▸ **Exercise instructions**:
Retype, please, the listing from its opening line through the line that contains "from matplotlib import pyplot as plt", both included, without the pictures.

---+---

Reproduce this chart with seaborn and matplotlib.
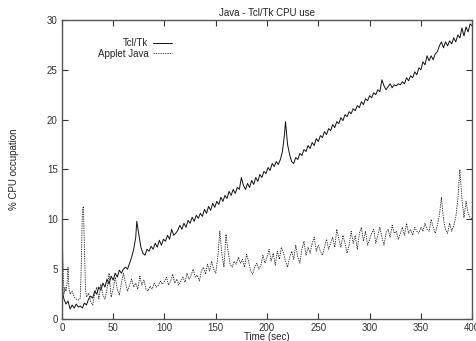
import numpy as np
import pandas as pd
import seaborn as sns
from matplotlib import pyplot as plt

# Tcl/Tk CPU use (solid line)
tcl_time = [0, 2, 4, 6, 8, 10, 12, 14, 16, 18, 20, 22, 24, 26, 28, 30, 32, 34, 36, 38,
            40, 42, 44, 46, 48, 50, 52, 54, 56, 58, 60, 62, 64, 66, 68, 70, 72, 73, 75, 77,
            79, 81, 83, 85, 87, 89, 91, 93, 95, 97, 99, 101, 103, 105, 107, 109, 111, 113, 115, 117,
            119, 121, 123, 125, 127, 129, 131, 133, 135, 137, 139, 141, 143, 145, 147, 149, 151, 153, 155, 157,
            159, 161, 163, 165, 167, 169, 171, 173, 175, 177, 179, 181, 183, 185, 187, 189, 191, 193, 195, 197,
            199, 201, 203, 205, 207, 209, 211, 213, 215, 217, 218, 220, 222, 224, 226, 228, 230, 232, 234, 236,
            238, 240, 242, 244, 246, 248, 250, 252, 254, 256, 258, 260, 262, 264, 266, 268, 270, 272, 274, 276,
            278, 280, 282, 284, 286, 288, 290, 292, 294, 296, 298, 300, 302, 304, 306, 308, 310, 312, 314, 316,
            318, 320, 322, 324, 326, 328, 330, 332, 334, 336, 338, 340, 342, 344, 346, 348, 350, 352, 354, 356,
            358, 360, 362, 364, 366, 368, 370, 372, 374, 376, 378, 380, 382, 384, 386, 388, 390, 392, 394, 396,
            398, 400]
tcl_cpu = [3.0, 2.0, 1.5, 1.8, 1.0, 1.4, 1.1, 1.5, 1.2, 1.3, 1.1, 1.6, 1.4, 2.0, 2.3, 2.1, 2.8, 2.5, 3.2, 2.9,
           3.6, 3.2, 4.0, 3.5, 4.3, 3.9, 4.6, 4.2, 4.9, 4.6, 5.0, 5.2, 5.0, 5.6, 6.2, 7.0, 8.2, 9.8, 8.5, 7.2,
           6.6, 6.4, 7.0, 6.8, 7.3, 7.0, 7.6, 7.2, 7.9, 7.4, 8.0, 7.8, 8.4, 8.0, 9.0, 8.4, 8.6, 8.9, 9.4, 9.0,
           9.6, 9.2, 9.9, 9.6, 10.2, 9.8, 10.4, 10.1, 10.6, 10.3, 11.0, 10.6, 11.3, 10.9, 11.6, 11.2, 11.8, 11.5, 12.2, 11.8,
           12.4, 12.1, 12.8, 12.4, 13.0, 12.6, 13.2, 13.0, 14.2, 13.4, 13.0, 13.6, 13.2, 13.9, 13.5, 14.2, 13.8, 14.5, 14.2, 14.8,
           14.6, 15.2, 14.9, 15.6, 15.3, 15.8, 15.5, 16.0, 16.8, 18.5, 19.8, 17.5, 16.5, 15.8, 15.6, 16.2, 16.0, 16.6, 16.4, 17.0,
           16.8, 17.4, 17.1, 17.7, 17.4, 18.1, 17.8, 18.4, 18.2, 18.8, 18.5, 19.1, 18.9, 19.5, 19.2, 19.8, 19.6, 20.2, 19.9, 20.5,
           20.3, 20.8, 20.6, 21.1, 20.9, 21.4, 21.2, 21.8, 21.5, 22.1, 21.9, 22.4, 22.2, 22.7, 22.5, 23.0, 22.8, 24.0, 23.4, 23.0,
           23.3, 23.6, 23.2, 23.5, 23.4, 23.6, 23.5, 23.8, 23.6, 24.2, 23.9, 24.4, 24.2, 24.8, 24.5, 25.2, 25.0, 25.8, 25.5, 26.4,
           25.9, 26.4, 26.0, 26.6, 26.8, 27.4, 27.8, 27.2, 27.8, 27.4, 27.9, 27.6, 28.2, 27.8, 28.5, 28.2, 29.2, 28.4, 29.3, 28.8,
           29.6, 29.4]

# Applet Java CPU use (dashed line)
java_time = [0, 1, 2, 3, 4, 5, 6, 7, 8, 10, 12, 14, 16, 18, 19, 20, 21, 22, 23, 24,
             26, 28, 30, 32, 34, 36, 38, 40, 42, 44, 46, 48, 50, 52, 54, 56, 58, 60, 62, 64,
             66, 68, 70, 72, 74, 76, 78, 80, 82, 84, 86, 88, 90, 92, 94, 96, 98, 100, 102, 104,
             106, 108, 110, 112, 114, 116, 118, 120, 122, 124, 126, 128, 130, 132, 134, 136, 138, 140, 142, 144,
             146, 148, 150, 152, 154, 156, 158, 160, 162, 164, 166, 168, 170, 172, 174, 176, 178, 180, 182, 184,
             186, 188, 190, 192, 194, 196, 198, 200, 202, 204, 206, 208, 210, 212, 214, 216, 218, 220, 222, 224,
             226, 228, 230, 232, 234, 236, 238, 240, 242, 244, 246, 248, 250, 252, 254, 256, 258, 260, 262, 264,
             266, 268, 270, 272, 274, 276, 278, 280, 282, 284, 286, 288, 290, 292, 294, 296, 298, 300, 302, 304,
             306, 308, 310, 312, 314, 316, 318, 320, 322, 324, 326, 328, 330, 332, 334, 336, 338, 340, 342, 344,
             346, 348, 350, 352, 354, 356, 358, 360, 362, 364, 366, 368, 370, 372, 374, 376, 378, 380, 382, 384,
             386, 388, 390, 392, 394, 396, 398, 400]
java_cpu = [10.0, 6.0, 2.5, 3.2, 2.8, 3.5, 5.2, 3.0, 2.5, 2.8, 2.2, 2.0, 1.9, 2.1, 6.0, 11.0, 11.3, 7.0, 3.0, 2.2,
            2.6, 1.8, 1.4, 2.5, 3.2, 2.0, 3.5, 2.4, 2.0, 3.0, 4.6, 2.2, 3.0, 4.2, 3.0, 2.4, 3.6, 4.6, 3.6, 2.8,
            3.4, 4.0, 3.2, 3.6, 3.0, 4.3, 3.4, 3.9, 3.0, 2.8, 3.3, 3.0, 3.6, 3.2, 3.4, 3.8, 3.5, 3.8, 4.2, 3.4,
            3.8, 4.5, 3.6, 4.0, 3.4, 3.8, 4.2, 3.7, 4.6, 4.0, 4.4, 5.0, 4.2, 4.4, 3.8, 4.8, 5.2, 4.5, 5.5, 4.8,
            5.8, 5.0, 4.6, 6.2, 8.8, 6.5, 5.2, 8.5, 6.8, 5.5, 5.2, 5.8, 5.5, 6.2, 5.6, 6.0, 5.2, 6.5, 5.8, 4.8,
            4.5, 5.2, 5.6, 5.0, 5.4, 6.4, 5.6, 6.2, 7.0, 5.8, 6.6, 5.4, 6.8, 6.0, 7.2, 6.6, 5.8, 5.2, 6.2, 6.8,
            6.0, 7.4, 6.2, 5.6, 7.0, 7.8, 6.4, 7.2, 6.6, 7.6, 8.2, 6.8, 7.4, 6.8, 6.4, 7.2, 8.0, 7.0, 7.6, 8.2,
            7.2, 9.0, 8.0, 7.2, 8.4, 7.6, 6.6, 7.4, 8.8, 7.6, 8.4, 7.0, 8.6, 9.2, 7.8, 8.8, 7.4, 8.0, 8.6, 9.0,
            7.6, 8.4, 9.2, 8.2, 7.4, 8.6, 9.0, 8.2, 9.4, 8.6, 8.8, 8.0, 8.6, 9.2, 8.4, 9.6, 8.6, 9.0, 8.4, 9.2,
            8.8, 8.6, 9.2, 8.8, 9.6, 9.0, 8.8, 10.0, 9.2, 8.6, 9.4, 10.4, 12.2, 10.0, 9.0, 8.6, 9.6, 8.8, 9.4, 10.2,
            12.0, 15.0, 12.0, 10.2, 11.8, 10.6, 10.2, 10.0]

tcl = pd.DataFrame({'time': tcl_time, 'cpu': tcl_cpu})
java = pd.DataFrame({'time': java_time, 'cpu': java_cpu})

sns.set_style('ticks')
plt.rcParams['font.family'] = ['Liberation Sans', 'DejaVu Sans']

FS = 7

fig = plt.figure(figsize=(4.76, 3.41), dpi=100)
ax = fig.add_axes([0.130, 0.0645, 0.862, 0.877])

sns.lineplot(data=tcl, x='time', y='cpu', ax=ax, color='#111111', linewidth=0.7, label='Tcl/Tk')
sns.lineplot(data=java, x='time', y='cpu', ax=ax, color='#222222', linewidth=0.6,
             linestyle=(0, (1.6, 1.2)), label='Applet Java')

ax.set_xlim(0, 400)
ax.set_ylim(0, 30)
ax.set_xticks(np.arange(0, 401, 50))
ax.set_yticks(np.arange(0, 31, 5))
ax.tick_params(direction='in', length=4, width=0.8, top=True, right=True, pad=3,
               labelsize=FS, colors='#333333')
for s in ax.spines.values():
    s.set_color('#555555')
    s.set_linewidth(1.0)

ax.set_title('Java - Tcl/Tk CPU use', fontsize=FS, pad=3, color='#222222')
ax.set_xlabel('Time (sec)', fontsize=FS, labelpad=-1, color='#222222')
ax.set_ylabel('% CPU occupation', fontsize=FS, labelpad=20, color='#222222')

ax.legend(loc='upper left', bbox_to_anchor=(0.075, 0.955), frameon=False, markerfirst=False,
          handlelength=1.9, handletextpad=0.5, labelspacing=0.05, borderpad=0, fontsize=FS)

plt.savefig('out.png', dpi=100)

---+---

▸ **Task output**:
Reproduce this chart with seaborn and matplotlib.
import numpy as np
import pandas as pd
import seaborn as sns
from matplotlib import pyplot as plt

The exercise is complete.